AIM: Gather all lines in the records below that include the word "code".
— BEGIN EXCERPTED DATA —
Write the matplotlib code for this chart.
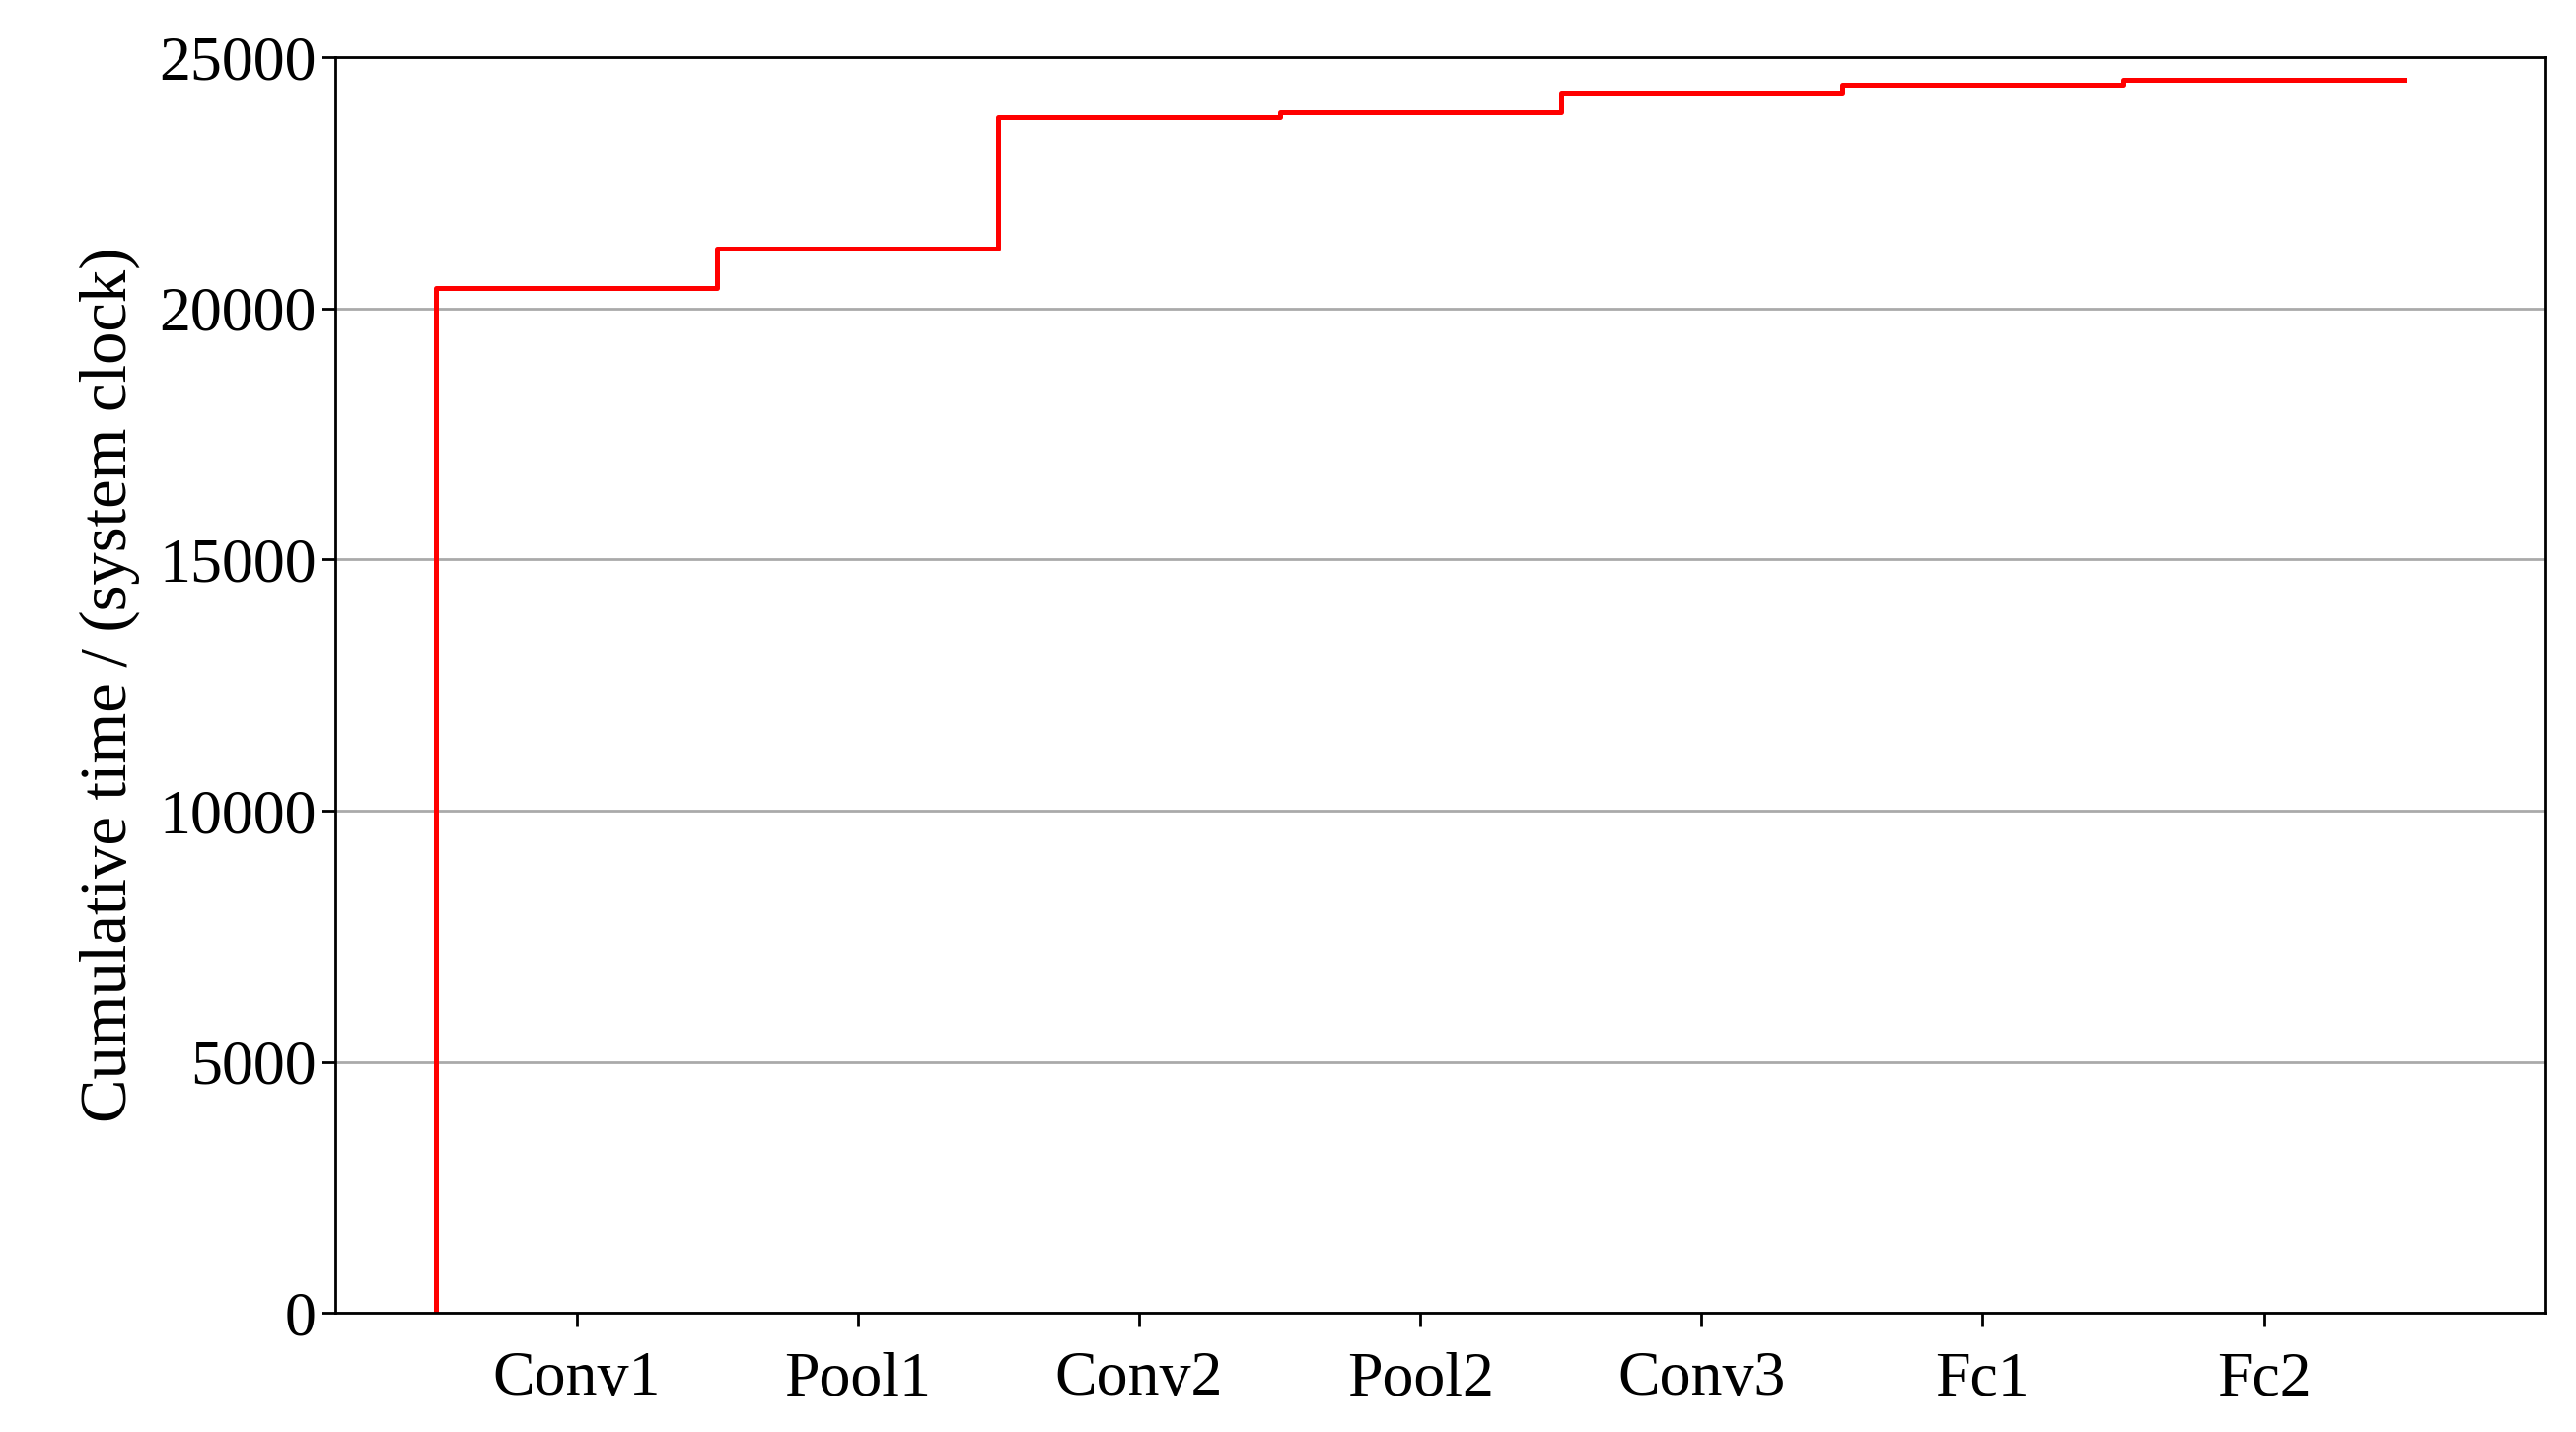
— END EXCERPTED DATA —
— BEGIN EXCERPTED DATA —
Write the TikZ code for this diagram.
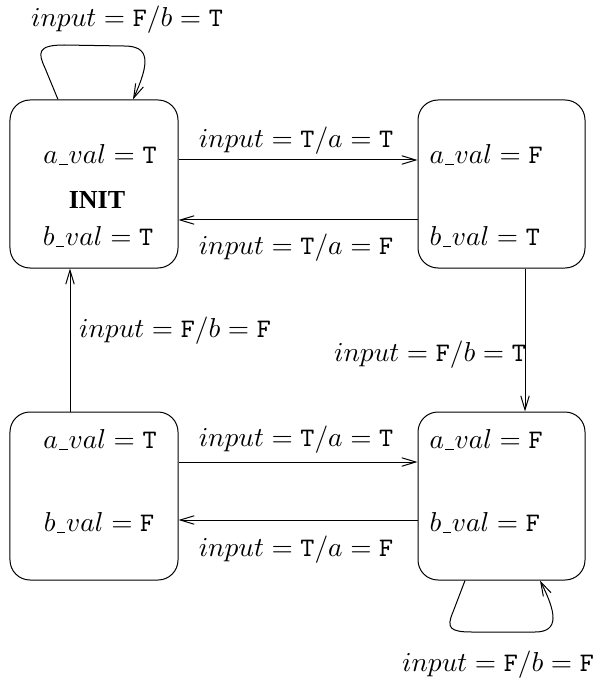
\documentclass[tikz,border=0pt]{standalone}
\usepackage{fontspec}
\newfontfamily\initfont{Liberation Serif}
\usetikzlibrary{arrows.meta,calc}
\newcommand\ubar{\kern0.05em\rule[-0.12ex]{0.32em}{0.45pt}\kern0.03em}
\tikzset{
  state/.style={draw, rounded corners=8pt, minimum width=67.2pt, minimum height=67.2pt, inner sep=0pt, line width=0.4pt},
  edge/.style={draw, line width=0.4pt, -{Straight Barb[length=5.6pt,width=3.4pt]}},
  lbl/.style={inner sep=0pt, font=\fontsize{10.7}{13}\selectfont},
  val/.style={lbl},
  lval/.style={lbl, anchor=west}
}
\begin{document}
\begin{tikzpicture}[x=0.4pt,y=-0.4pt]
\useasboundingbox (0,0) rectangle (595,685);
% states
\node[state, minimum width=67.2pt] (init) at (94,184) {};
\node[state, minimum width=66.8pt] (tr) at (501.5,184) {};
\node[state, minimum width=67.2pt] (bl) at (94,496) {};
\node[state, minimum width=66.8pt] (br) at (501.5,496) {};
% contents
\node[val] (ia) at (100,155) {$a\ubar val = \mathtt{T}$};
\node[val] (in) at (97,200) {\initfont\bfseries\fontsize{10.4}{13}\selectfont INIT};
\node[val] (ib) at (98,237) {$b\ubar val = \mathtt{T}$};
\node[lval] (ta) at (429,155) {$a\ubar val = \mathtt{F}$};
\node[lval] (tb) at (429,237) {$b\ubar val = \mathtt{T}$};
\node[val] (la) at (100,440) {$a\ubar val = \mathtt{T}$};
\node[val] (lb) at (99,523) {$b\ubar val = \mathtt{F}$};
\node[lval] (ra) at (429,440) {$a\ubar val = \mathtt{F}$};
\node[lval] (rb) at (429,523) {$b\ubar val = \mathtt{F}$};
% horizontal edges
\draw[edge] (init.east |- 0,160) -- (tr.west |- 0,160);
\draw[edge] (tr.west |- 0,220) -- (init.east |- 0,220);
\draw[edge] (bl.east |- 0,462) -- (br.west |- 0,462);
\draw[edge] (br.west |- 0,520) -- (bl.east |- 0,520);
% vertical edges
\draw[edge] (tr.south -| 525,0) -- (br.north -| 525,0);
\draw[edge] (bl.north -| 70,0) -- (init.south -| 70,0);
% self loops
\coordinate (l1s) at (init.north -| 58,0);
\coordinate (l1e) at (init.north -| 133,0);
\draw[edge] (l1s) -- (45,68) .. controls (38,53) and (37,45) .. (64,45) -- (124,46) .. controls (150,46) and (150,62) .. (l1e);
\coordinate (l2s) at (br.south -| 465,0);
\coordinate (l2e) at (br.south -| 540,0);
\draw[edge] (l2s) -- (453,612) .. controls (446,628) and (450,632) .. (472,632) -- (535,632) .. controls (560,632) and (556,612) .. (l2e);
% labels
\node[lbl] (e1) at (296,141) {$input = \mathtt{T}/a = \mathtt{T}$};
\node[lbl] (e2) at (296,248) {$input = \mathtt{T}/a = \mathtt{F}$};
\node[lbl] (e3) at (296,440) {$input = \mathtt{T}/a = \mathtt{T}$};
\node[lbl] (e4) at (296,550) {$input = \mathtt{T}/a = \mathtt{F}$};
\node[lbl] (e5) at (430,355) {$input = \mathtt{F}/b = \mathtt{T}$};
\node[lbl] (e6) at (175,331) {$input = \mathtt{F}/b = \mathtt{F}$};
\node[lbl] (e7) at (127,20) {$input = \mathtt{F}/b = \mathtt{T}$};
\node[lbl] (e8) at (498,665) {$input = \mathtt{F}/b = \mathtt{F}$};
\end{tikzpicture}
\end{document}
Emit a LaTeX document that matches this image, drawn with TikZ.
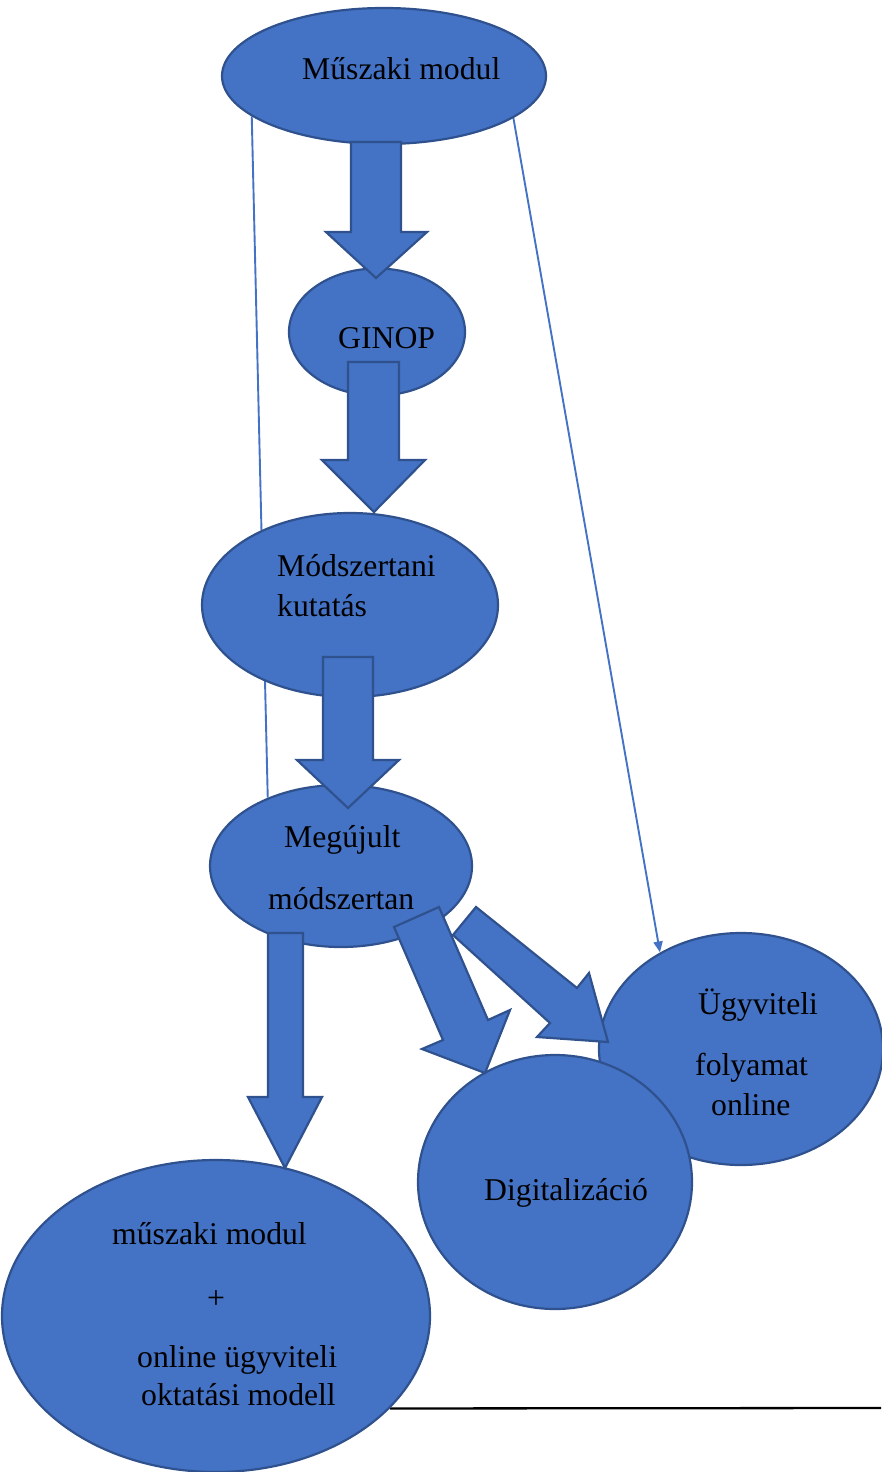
— END EXCERPTED DATA —
FINAL RESULT:
Write the matplotlib code for this chart.
Write the TikZ code for this diagram.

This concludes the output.